# Problem description
Starting at the first line of the listing below, repeat each line exactly until the line containing "monthStartDays = [0,31,59,90,120,151,181,212,243,273,304,334];", which you include. Leave out pictures.

Figure scripts
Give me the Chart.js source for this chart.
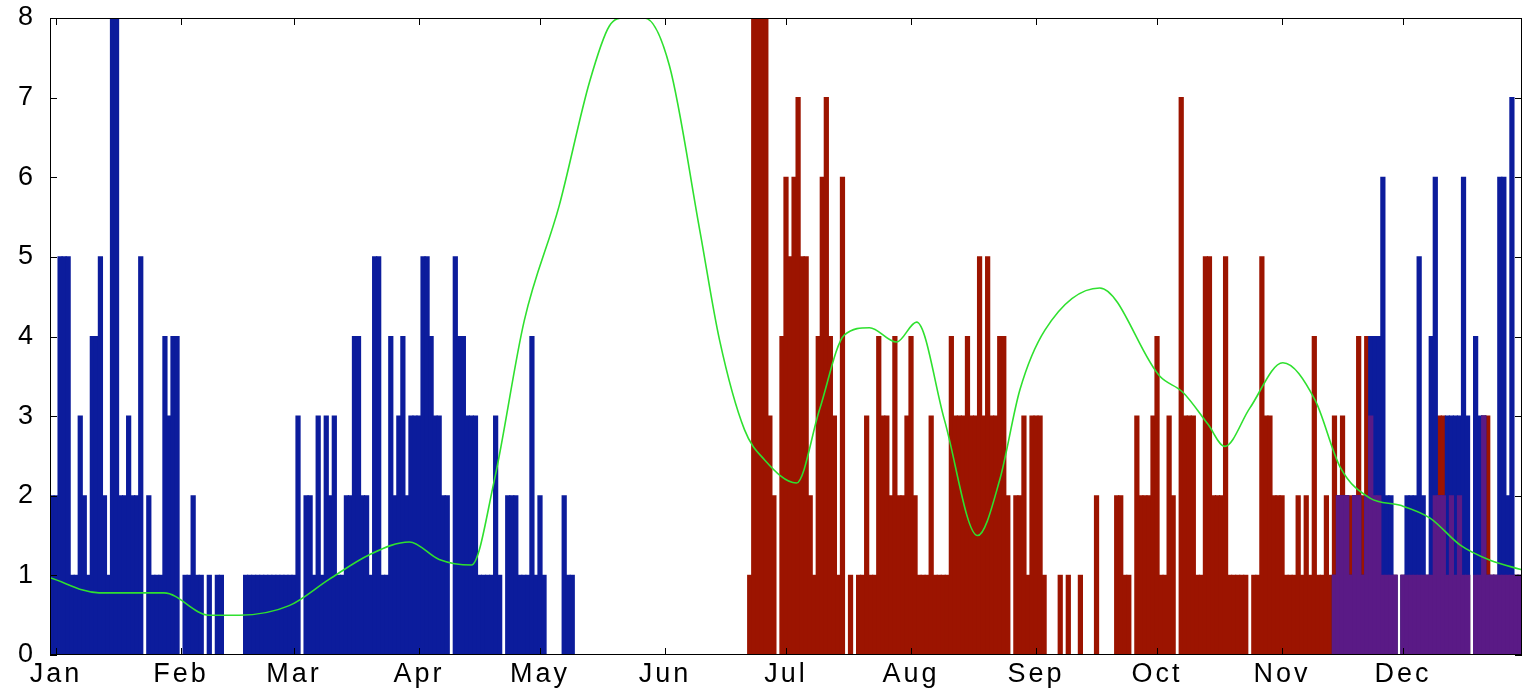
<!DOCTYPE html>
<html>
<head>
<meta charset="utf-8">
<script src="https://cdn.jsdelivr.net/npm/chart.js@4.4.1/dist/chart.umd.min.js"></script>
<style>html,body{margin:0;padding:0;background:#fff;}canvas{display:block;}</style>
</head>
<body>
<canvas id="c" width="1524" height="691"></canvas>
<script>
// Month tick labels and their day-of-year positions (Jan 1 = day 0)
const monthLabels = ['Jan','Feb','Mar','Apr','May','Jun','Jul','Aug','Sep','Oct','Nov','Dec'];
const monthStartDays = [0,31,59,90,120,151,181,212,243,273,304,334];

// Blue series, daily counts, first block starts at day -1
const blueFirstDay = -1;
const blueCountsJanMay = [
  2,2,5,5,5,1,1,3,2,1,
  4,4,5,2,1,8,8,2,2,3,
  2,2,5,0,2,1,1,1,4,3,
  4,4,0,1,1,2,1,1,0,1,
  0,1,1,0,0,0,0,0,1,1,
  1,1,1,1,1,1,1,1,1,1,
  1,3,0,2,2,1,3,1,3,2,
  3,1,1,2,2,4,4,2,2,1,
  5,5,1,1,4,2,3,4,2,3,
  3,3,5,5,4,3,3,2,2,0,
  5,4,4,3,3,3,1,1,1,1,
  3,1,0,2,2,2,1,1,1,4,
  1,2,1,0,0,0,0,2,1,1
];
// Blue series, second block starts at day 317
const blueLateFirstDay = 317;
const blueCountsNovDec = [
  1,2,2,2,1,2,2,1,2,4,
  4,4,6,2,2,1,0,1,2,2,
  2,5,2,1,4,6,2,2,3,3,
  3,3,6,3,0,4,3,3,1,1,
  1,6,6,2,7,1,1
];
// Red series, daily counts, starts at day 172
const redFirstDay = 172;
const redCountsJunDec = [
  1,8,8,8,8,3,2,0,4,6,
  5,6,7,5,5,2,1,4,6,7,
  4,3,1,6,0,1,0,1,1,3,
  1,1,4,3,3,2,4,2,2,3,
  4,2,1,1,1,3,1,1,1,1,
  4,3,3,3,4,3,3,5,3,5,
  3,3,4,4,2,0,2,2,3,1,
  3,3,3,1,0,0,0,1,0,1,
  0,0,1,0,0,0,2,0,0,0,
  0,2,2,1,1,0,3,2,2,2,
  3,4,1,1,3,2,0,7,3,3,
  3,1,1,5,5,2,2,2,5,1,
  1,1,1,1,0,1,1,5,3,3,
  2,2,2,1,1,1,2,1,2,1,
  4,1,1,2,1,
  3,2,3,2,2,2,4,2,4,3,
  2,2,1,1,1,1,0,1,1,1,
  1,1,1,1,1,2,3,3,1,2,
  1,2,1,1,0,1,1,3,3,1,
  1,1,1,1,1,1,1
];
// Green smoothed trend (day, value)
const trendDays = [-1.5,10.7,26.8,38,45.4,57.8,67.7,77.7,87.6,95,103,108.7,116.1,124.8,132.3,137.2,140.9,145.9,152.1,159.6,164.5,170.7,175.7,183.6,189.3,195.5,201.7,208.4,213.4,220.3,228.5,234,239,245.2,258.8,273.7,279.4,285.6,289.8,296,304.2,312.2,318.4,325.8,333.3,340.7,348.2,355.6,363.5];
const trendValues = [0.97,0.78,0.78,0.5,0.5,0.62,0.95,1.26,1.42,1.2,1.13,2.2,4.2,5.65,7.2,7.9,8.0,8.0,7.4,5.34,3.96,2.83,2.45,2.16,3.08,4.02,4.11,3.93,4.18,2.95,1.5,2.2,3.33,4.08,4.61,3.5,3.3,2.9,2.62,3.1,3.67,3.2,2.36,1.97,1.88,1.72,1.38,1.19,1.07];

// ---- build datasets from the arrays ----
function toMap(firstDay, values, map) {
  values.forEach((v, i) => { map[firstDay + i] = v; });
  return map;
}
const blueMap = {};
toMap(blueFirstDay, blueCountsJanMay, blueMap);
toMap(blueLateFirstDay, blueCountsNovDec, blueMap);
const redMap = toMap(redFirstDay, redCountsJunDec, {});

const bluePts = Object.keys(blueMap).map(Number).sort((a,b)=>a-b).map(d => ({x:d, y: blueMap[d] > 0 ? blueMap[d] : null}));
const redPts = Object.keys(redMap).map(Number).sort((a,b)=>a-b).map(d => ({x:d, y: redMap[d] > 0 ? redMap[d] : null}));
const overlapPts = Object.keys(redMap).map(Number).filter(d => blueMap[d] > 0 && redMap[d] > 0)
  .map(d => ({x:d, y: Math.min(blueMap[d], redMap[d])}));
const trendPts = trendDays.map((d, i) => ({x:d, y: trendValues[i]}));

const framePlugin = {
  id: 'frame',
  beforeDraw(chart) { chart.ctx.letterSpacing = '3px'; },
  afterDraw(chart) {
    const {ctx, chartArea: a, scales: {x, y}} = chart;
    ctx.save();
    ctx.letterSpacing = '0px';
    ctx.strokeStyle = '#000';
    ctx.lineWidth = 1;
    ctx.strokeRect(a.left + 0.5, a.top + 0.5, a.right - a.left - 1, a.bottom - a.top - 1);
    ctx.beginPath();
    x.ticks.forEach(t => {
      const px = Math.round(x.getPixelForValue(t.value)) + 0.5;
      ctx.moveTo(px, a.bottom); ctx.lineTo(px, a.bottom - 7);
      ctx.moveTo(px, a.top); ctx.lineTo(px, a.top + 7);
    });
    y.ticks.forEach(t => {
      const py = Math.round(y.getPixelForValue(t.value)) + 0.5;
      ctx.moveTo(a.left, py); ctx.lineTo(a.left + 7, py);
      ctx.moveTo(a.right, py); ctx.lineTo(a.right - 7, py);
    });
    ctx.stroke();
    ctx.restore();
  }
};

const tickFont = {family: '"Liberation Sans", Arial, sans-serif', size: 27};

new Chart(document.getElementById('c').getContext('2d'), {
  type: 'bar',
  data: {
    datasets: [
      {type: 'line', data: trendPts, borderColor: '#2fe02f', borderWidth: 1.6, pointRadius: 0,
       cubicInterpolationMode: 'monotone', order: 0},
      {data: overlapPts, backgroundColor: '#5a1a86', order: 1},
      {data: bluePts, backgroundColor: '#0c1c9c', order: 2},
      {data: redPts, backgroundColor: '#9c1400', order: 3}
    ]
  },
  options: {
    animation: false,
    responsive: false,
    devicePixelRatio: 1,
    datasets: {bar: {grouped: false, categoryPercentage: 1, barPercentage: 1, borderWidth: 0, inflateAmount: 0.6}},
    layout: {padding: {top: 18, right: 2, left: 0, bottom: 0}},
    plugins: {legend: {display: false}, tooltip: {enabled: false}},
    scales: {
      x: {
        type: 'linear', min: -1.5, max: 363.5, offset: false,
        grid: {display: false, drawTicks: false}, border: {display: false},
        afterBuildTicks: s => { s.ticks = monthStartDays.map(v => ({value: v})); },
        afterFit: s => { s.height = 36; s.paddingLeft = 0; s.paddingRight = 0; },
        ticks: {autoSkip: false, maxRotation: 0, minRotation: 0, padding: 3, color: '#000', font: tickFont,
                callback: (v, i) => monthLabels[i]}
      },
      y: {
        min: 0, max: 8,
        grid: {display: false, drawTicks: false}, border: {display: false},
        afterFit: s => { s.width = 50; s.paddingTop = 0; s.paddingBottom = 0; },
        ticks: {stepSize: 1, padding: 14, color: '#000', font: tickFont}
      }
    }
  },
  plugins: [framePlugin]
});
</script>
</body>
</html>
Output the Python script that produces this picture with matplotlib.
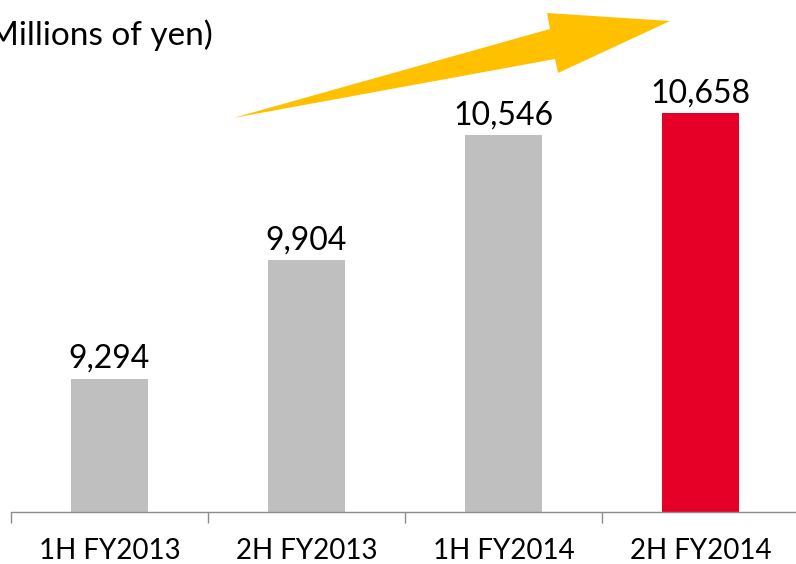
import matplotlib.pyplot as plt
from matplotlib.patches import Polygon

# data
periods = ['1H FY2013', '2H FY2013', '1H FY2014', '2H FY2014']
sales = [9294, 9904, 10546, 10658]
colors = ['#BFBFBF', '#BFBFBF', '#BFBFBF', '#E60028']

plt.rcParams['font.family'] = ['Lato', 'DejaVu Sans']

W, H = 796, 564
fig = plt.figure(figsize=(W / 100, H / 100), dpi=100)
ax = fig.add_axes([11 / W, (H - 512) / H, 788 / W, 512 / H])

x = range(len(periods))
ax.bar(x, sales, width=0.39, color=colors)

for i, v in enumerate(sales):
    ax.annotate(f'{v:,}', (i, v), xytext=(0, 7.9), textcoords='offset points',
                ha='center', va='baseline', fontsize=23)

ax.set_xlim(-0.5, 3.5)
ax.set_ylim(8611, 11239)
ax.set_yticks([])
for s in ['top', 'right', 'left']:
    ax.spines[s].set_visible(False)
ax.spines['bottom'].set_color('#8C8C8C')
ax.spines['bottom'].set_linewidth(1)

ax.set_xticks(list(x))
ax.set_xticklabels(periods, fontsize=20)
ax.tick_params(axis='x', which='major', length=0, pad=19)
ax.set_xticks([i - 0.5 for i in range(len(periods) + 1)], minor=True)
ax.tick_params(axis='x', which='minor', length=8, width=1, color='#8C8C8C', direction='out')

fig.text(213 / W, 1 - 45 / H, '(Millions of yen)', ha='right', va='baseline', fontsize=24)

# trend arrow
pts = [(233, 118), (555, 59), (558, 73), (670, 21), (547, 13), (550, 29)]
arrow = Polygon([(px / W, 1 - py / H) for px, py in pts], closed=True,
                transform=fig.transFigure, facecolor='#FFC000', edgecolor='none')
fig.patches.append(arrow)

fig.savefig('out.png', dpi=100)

# Answer to this exercise
Give me the Chart.js source for this chart.
<!DOCTYPE html>
<html>
<head>
<meta charset="utf-8">
<script src="https://cdn.jsdelivr.net/npm/chart.js@4.4.1/dist/chart.umd.min.js"></script>
<style>html,body{margin:0;padding:0;background:#fff;}canvas{display:block;}</style>
</head>
<body>
<canvas id="c" width="1524" height="691"></canvas>
<script>
// Month tick labels and their day-of-year positions (Jan 1 = day 0)
const monthLabels = ['Jan','Feb','Mar','Apr','May','Jun','Jul','Aug','Sep','Oct','Nov','Dec'];
const monthStartDays = [0,31,59,90,120,151,181,212,243,273,304,334];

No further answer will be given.